Der Vorsitzende der Linksfraktion, Udo Wolf, warf den Grünen vor, „das zentrale Wahlversprechen schon in der Sondierung gebrochen“ zu haben. Deren Fraktionschef Volker Ratzmann habe noch kurz vor der Wahl getönt, „wenn Klaus Wowereit die A 100 wolle, müsse er das mit der Berliner CDU machen“. Jetzt setzten die Grünen ihre Resthoffnung komplett auf Bundesverkehrsminister Peter Ramsauer (CSU). „Damit dürfte entschieden sein, dass die A 100 mit den Grünen gebaut wird“, sagte Wolf. Gar Wahlbetrug der Grünen sah der Linken-Bundestagsabgeordnete Stefan Liebich: „Wer den Grünen geglaubt hat, wird sich leider asphaltgrau ärgern.“

Sorgenvoll auf eine mögliche rot-grüne Koalition schaut auch Berlins CDU-Partei- und Fraktionschef Frank Henkel: „Ich hatte einen Formelkompromiss erwartet. Das lässt Schlimmes für die nächsten Jahre befürchten.“ Der Kompromiss zeige, dass mit den Grünen „nur Mini-Entscheidungen“ zu machen seien. Klaus Wowereit habe sich „voll durchgesetzt“. Doch sei er mit einer rot-grünen Koalition auf eine „winzige Mehrheit“ angewiesen.

In der Fraktionssitzung der Piraten erinnerte am Dienstag ein Abgeordneter an das Wahlprogramm und eine Mitgliederbefragung der Partei zur A100. Beiden zufolge wollen die Piraten den Weiterbau der A100 nicht.

Die Unternehmensverbände in Berlin und Brandenburg (UVB) halten die A 100 für ein unverzichtbares Projekt, „weil damit die Leistungsfähigkeit der Verkehrsinfrastruktur im Ostteil der Stadt gesteigert wird“. Die Politik dürfe „nicht auf Zeit spielen“, sagte UVB-Hauptgeschäftsführer Christian Amsinck: „Berlin kann sich den Verzicht auf ein Investitionsvolumen von 420 Millionen Euro aus wachstums- und beschäftigungspolitischen Gründen nicht leisten.“ Der UVB geht nicht davon aus, dass der Bund einer Umwidmung der Mittel zustimmen wird. Die Industrie- und Handelskammer mochte den Kompromiss nicht direkt kommentieren, betonte aber: „Die A 100 ist ein wichtiges Infrastrukturprojekt, das die Berliner Wirtschaft haben will.“

Die Gegner der A 100 sind ebenfalls nicht zufrieden. Die Bürgerinitiative Stadtring Süd (BISS) sprach von einem „janusköpfigen Kompromiss“. Er biete zwar eine Chance, „die teuerste Autobahnplanung Deutschlands endgültig zu beerdigen“. Doch nach Auffassung der Bürgerinitiative kann die Vereinbarung genauso gut „allen Autobahngegnern auf die Füße fallen“. Schließlich sei die Zustimmung einer schwarz-gelben Bundesregierung notwendig, um die für den Autobahnausbau bewilligten 420 Millionen anderweitig einsetzen zu können.

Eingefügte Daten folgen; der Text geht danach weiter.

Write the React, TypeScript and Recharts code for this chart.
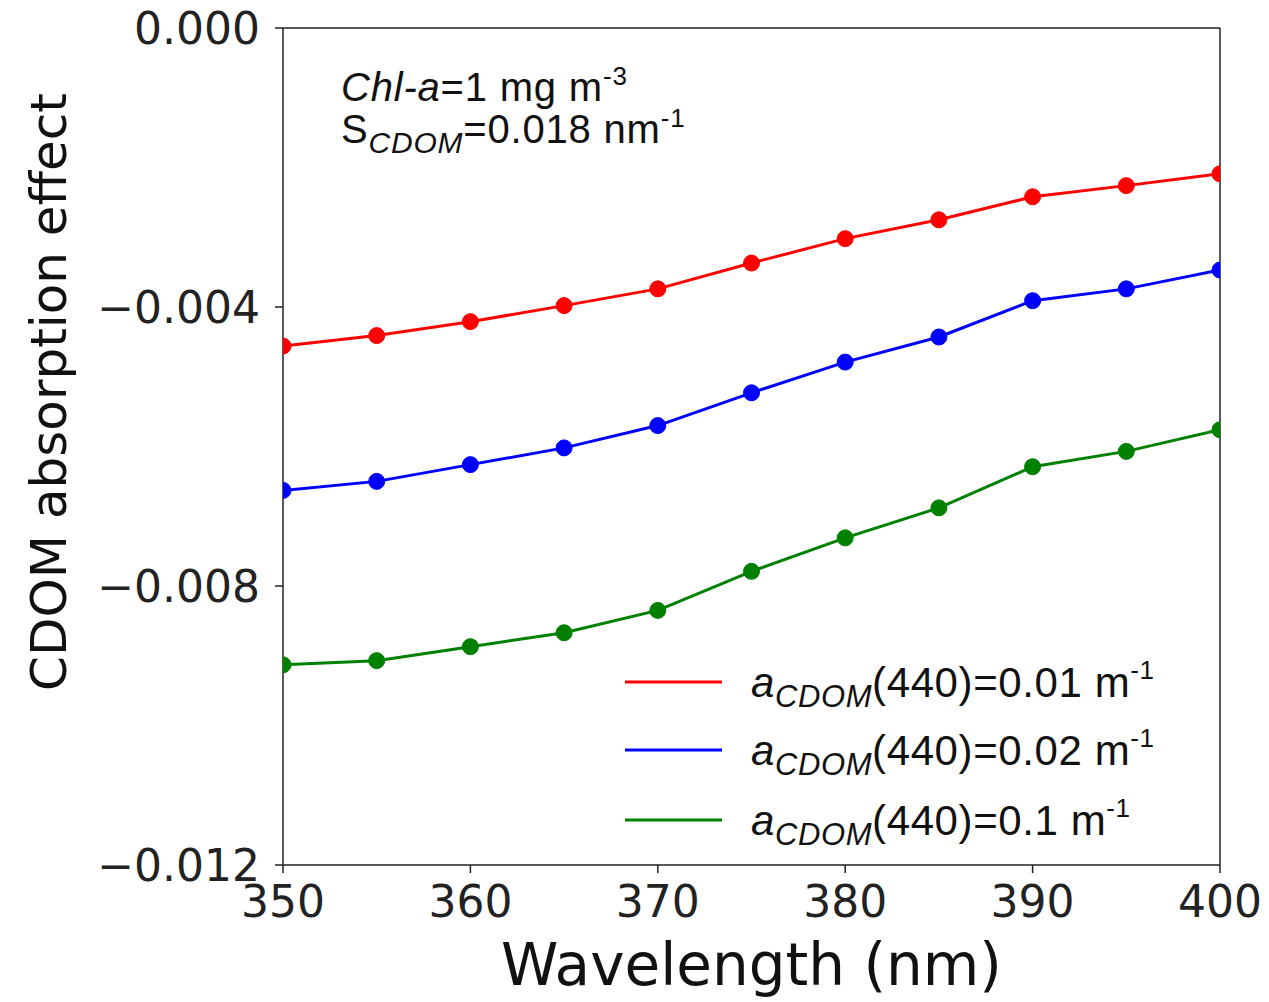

Für den Deutschen Gewerkschaftsbund (DGB) ist die A 100 „ein absolutes Nebenthema“. Aus Sicht der Gewerkschaften „gibt es ganz andere Knackpunkte.“ Dazu gehöre, wie es mit den öffentlichen Diensten weitergeht, welche soziale Infrastruktur erhalten bleibt und ob der künftige Senat an der Gebührenfreiheit der Bildung festhält.

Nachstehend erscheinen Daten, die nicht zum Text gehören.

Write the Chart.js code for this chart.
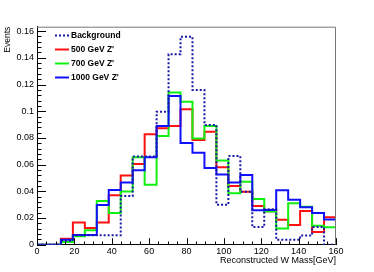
<!DOCTYPE html>
<html>
<head>
<meta charset="utf-8">
<script src="https://cdn.jsdelivr.net/npm/chart.js@4"></script>
<style>
    html, body { margin: 0; padding: 0; background: #fff; }
    #wrap { width: 374px; height: 272px; }
</style>
</head>
<body>
<div id="wrap"><canvas id="chart" width="374" height="272"></canvas></div>
<script>
// Histogram bin edges (GeV), 25 bins from 0 to 160
const binEdges = [0, 6.4, 12.8, 19.2, 25.6, 32, 38.4, 44.8, 51.2, 57.6, 64, 70.4, 76.8,
    83.2, 89.6, 96, 102.4, 108.8, 115.2, 121.6, 128, 134.4, 140.8, 147.2, 153.6, 160];

// Bin contents
const background = [0, 0, 0.003, 0.007, 0.007, 0.007, 0.007, 0.0365, 0.066, 0.066, 0.0996, 0.1426, 0.1558,
    0.1159, 0.0897, 0.030, 0.0664, 0.0397, 0.0132, 0.0265, 0.0037, 0.0037, 0.0068, 0.0132, 0];
const zp500 = [0, 0, 0.0045, 0.0167, 0.0125, 0.0167, 0.037, 0.0518, 0.0604, 0.0827, 0.0872, 0.0889, 0.1014,
    0.0784, 0.0847, 0.058, 0.044, 0.0397, 0.029, 0.025, 0.0187, 0.0147, 0.0252, 0.0095, 0.0205];
const zp700 = [0, 0, 0.002, 0.0063, 0.0108, 0.0327, 0.0238, 0.0398, 0.0655, 0.045, 0.0814, 0.1141, 0.1071,
    0.0795, 0.0889, 0.0631, 0.0385, 0.0472, 0.0343, 0.0248, 0.0122, 0.031, 0.0285, 0.0142, 0.013];
const zp1000 = [0, 0, 0.0038, 0.0073, 0.0073, 0.0298, 0.0409, 0.0465, 0.0558, 0.0655, 0.0889, 0.1114, 0.0762,
    0.0689, 0.0574, 0.0525, 0.0465, 0.0522, 0.0258, 0.026, 0.0407, 0.0337, 0.028, 0.0238, 0.0188];

const seriesLabels = ['Background', '500 GeV Z\'', '700 GeV Z\'', '1000 GeV Z\''];

// Axis ticks
const xTicks = [0, 20, 40, 60, 80, 100, 120, 140, 160];
const yTicks = [0, 0.02, 0.04, 0.06, 0.08, 0.1, 0.12, 0.14, 0.16];
const yTickLabels = ['0', '0.02', '0.04', '0.06', '0.08', '0.1', '0.12', '0.14', '0.16'];

const FONT = 'Liberation Sans';

// step histogram: one point per left edge (held until the next one), plus the closing edge
function toSteps(values) {
    const pts = values.map((v, i) => ({ x: binEdges[i], y: v }));
    pts.push({ x: binEdges[binEdges.length - 1], y: values[values.length - 1] });
    return pts;
}

function histDataset(label, values, color, dash, order) {
    return {
        label: label,
        data: toSteps(values),
        borderColor: color,
        borderWidth: 2,
        borderDash: dash,
        stepped: 'before',
        pointRadius: 0,
        fill: false,
        order: order
    };
}

// ROOT style frame, inward ticks and the legend box
const rootDecor = {
    id: 'rootDecor',
    afterDatasetsDraw(chart) {
        const { ctx, chartArea: a, scales: { x, y } } = chart;
        ctx.save();

        // top and right frame
        ctx.strokeStyle = '#777';
        ctx.lineWidth = 1;
        ctx.beginPath();
        ctx.moveTo(a.left, a.top + 0.5);
        ctx.lineTo(a.right - 0.5, a.top + 0.5);
        ctx.lineTo(a.right - 0.5, a.bottom);
        ctx.stroke();

        // tick marks pointing into the plot
        ctx.strokeStyle = '#000';
        ctx.beginPath();
        for (let k = 0; k <= 32; k++) {
            const px = Math.round(x.getPixelForValue(k * 5)) + 0.5;
            const len = k % 4 === 0 ? 6.5 : 3.2;
            ctx.moveTo(px, a.bottom);
            ctx.lineTo(px, a.bottom - len);
        }
        for (let k = 0; k * 0.004 <= y.max; k++) {
            const py = Math.round(y.getPixelForValue(k * 0.004)) + 0.5;
            const len = k % 5 === 0 ? 9 : 4.5;
            ctx.moveTo(a.left, py);
            ctx.lineTo(a.left + len, py);
        }
        ctx.stroke();

        // legend
        const sets = chart.data.datasets;
        ctx.font = 'bold 8.5px "' + FONT + '"';
        ctx.textBaseline = 'middle';
        ctx.textAlign = 'left';
        sets.forEach((ds, i) => {
            const ly = a.top + 8.8 + i * 14;
            ctx.strokeStyle = ds.borderColor;
            ctx.lineWidth = 2;
            ctx.setLineDash(ds.borderDash || []);
            ctx.beginPath();
            ctx.moveTo(a.left + 18, ly);
            ctx.lineTo(a.left + 32, ly);
            ctx.stroke();
            ctx.setLineDash([]);
            ctx.fillStyle = '#000';
            ctx.fillText(ds.label, a.left + 34, ly);
        });
        ctx.restore();
    }
};

new Chart(document.getElementById('chart'), {
    type: 'line',
    data: {
        datasets: [
            histDataset(seriesLabels[0], background, '#1818a8', [2, 2], 0),
            histDataset(seriesLabels[1], zp500, '#ff1010', [], 3),
            histDataset(seriesLabels[2], zp700, '#10f010', [], 2),
            histDataset(seriesLabels[3], zp1000, '#1010ff', [], 1)
        ]
    },
    options: {
        responsive: false,
        animation: false,
        devicePixelRatio: 1,
        layout: { padding: { top: 26.7, right: 38, left: 0, bottom: 0 } },
        plugins: {
            legend: { display: false },
            tooltip: { enabled: false }
        },
        scales: {
            x: {
                type: 'linear',
                min: 0,
                max: 160,
                grid: { display: false, drawTicks: false },
                border: { display: true, color: '#000', width: 1 },
                afterBuildTicks: s => { s.ticks = xTicks.map(v => ({ value: v })); },
                afterFit: s => { s.height = 27.3; },
                ticks: {
                    padding: 1.5,
                    color: '#000',
                    maxRotation: 0,
                    font: { family: FONT, size: 9 },
                    callback: v => String(v)
                },
                title: {
                    display: true,
                    text: 'Reconstructed W Mass[GeV]',
                    align: 'end',
                    color: '#000',
                    font: { family: FONT, size: 9 },
                    padding: { top: 0, bottom: 6 }
                }
            },
            y: {
                type: 'linear',
                min: 0,
                max: 0.1633,
                grid: { display: false, drawTicks: false },
                border: { display: true, color: '#000', width: 1 },
                afterBuildTicks: s => { s.ticks = yTicks.map(v => ({ value: v })); },
                afterFit: s => { s.width = 37; },
                ticks: {
                    padding: 3,
                    color: '#000',
                    font: { family: FONT, size: 9 },
                    callback: (v, i) => yTickLabels[i]
                },
                title: {
                    display: true,
                    text: 'Events',
                    align: 'end',
                    color: '#000',
                    font: { family: FONT, size: 8.5 },
                    padding: { top: 2.5, bottom: 0 }
                }
            }
        }
    },
    plugins: [rootDecor]
});
</script>
</body>
</html>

Falls eine rot-grüne Koalition in den Verhandlungen doch noch scheitern sollte, wäre das für viele Berliner Wähler kein Desaster. Nach einer Umfrage des Meinungsforschungsinstituts Info GmbH für den „Berliner Kurier“, wünschen sich zwar 34 Prozent der Berliner eine rot-grüne Koalition; genauso viele plädieren inzwischen für ein Bündnis von SPD und CDU.